If you don't know who she was, you should.
"Joanie" died Thursday after an extended stay in an assisted living center in New York State—she who thankfully got down on paper the insider's hilarious and poignant story of NYC's legendary original "The Committee," in 1977's The Making of the Trek Conventions (Or, How To Throw a Party for 12,000 of Your Most Intimate Friends). Before that tome, she was first known for her chapters in Star Trek Lives! (the first mass-market analysis of Trek's fandom and phenomenon) about her visit to the original sets during the last days of shooting in 1969, on "Turnabout Intruder." More than one wag has called her first-person writing style the "Erma Bombeck of Star Trek." (Below, at a 1976 Toronto con, she's at far right—past Bjo & John Trimble and Jacqueline Lichtenburg).

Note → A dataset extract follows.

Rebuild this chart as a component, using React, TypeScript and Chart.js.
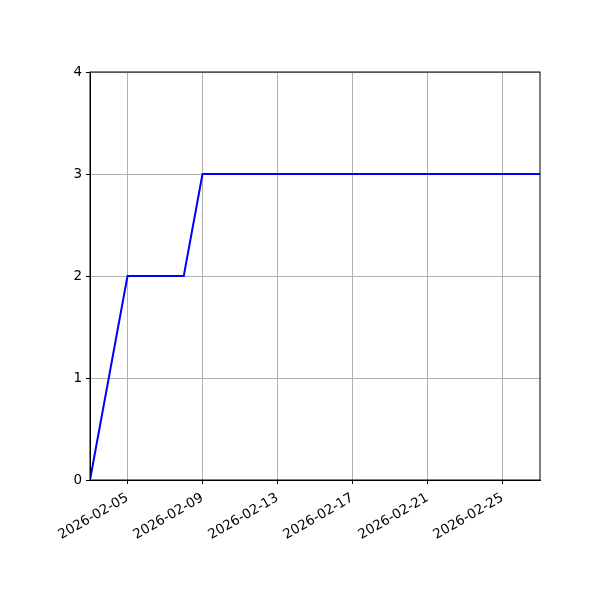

So, all the basic Trek histories had Joanie's name in print or on the cover or both—and she had a big hand in it all. But her being a non-traveling New Yorker, my Midwest and then Western base never let us meet up—that is, until we guested at Shore Leave in 2003, and I joined, finally, the lucky regulars there who had heard her tales for years. When we finally got some time and I soaked up story after story, I had her sign both her books for me—and seeing my rare hardback version of "Conventions," she quipped: "Yours is in better shape than mine is!" I would have liked many many more such catch-up times, but it was not to be.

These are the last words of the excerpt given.